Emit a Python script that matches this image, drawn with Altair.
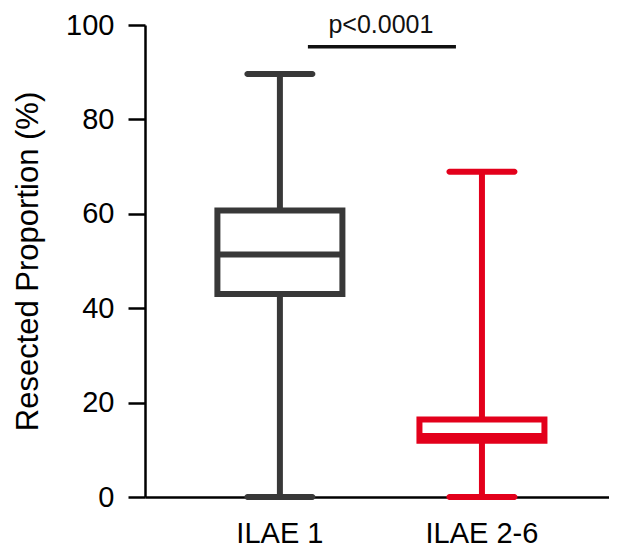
import altair as alt
import pandas as pd

groups = ["ILAE 1", "ILAE 2-6"]
mins = [0.0, 0.0]
q1s = [43.0, 11.9]
medians = [51.4, 12.9]
q3s = [60.7, 16.4]
maxs = [89.6, 68.9]
colors = ["#383838", "#e3001b"]

sig_start = ["ILAE 1"]
sig_end = ["ILAE 2-6"]
sig_y = [95.4]
sig_label = ["p<0.0001"]

y_ticks = [0, 20, 40, 60, 80, 100]

FONT = "Liberation Sans"

df = pd.DataFrame({"group": groups, "min": mins, "q1": q1s, "median": medians,
                   "q3": q3s, "max": maxs})
ann = pd.DataFrame({"group": sig_start, "group_end": sig_end, "y": sig_y, "label": sig_label})

x_scale = alt.Scale(domain=groups, paddingInner=0.3515, paddingOuter=0.324, align=0.53)
x_axis = alt.Axis(title=None, ticks=False, labelAngle=0, labelFontSize=29, labelPadding=22,
                  labelColor="black", labelFont=FONT, domainColor="black", domainWidth=2.5,
                  grid=False)
y_scale = alt.Scale(domain=[0, 100], nice=False)
y_axis = alt.Axis(values=y_ticks, title="Resected Proportion (%)", grid=False,
                  domainColor="black", domainWidth=2.5, tickColor="black", tickWidth=2.5,
                  tickSize=17, labelPadding=14, labelFontSize=29, labelColor="black",
                  labelFont=FONT, titleFont=FONT, titleFontSize=31, titleFontWeight="normal",
                  titleColor="black", titleX=-108, titleBaseline="alphabetic")
col_scale = alt.Scale(domain=groups, range=colors)

X = alt.X("group:N", scale=x_scale, axis=x_axis)
base = alt.Chart(df)

whisker = base.mark_rule(strokeWidth=6, opacity=1).encode(
    x=X,
    y=alt.Y("min:Q", scale=y_scale, axis=y_axis),
    y2="max:Q",
    stroke=alt.Stroke("group:N", scale=col_scale, legend=None),
)
box = base.mark_bar(width=125, strokeWidth=6, fill="white", opacity=1).encode(
    x=X,
    y=alt.Y("q1:Q", scale=y_scale),
    y2="q3:Q",
    stroke=alt.Stroke("group:N", scale=col_scale, legend=None),
)
median = base.mark_tick(size=125, thickness=6, opacity=1).encode(
    x=X, y=alt.Y("median:Q", scale=y_scale),
    color=alt.Color("group:N", scale=col_scale, legend=None),
)
cap_min = base.mark_tick(size=71, thickness=6, cornerRadius=3, opacity=1).encode(
    x=X, y=alt.Y("min:Q", scale=y_scale),
    color=alt.Color("group:N", scale=col_scale, legend=None),
)
cap_max = base.mark_tick(size=71, thickness=6, cornerRadius=3, opacity=1).encode(
    x=X, y=alt.Y("max:Q", scale=y_scale),
    color=alt.Color("group:N", scale=col_scale, legend=None),
)

sig_rule = alt.Chart(ann).mark_rule(strokeWidth=3.5, color="#111111", xOffset=28,
                                    x2Offset=-26).encode(
    x=X, x2="group_end:N", y=alt.Y("y:Q", scale=y_scale),
)
sig_text = alt.Chart(ann).mark_text(dx=101, dy=-14, baseline="alphabetic", align="center",
                                    fontSize=25, font=FONT, color="#111111").encode(
    x=X, y=alt.Y("y:Q", scale=y_scale), text="label:N",
)

chart = alt.layer(whisker, box, median, cap_min, cap_max, sig_rule, sig_text).properties(
    width=464, height=472,
    padding={"left": 137, "top": 17, "right": 0, "bottom": 51},
    autosize=alt.AutoSizeParams(type="none"),
).configure(font=FONT).configure_view(stroke=None)

chart.save("out.html", embed_options={"renderer": "svg", "actions": False})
^^^^^^^^
• Written problem: Set every line down exactly as written, leaving each picture out.

• Correct response:
Emit a Python script that matches this image, drawn with Altair.
import altair as alt
import pandas as pd

groups = ["ILAE 1", "ILAE 2-6"]
mins = [0.0, 0.0]
q1s = [43.0, 11.9]
medians = [51.4, 12.9]
q3s = [60.7, 16.4]
maxs = [89.6, 68.9]
colors = ["#383838", "#e3001b"]

sig_start = ["ILAE 1"]
sig_end = ["ILAE 2-6"]
sig_y = [95.4]
sig_label = ["p<0.0001"]

y_ticks = [0, 20, 40, 60, 80, 100]

FONT = "Liberation Sans"

df = pd.DataFrame({"group": groups, "min": mins, "q1": q1s, "median": medians,
                   "q3": q3s, "max": maxs})
ann = pd.DataFrame({"group": sig_start, "group_end": sig_end, "y": sig_y, "label": sig_label})

x_scale = alt.Scale(domain=groups, paddingInner=0.3515, paddingOuter=0.324, align=0.53)
x_axis = alt.Axis(title=None, ticks=False, labelAngle=0, labelFontSize=29, labelPadding=22,
                  labelColor="black", labelFont=FONT, domainColor="black", domainWidth=2.5,
                  grid=False)
y_scale = alt.Scale(domain=[0, 100], nice=False)
y_axis = alt.Axis(values=y_ticks, title="Resected Proportion (%)", grid=False,
                  domainColor="black", domainWidth=2.5, tickColor="black", tickWidth=2.5,
                  tickSize=17, labelPadding=14, labelFontSize=29, labelColor="black",
                  labelFont=FONT, titleFont=FONT, titleFontSize=31, titleFontWeight="normal",
                  titleColor="black", titleX=-108, titleBaseline="alphabetic")
col_scale = alt.Scale(domain=groups, range=colors)

X = alt.X("group:N", scale=x_scale, axis=x_axis)
base = alt.Chart(df)

whisker = base.mark_rule(strokeWidth=6, opacity=1).encode(
    x=X,
    y=alt.Y("min:Q", scale=y_scale, axis=y_axis),
    y2="max:Q",
    stroke=alt.Stroke("group:N", scale=col_scale, legend=None),
)
box = base.mark_bar(width=125, strokeWidth=6, fill="white", opacity=1).encode(
    x=X,
    y=alt.Y("q1:Q", scale=y_scale),
    y2="q3:Q",
    stroke=alt.Stroke("group:N", scale=col_scale, legend=None),
)
median = base.mark_tick(size=125, thickness=6, opacity=1).encode(
    x=X, y=alt.Y("median:Q", scale=y_scale),
    color=alt.Color("group:N", scale=col_scale, legend=None),
)
cap_min = base.mark_tick(size=71, thickness=6, cornerRadius=3, opacity=1).encode(
    x=X, y=alt.Y("min:Q", scale=y_scale),
    color=alt.Color("group:N", scale=col_scale, legend=None),
)
cap_max = base.mark_tick(size=71, thickness=6, cornerRadius=3, opacity=1).encode(
    x=X, y=alt.Y("max:Q", scale=y_scale),
    color=alt.Color("group:N", scale=col_scale, legend=None),
)

sig_rule = alt.Chart(ann).mark_rule(strokeWidth=3.5, color="#111111", xOffset=28,
                                    x2Offset=-26).encode(
    x=X, x2="group_end:N", y=alt.Y("y:Q", scale=y_scale),
)
sig_text = alt.Chart(ann).mark_text(dx=101, dy=-14, baseline="alphabetic", align="center",
                                    fontSize=25, font=FONT, color="#111111").encode(
    x=X, y=alt.Y("y:Q", scale=y_scale), text="label:N",
)

chart = alt.layer(whisker, box, median, cap_min, cap_max, sig_rule, sig_text).properties(
    width=464, height=472,
    padding={"left": 137, "top": 17, "right": 0, "bottom": 51},
    autosize=alt.AutoSizeParams(type="none"),
).configure(font=FONT).configure_view(stroke=None)

chart.save("out.html", embed_options={"renderer": "svg", "actions": False})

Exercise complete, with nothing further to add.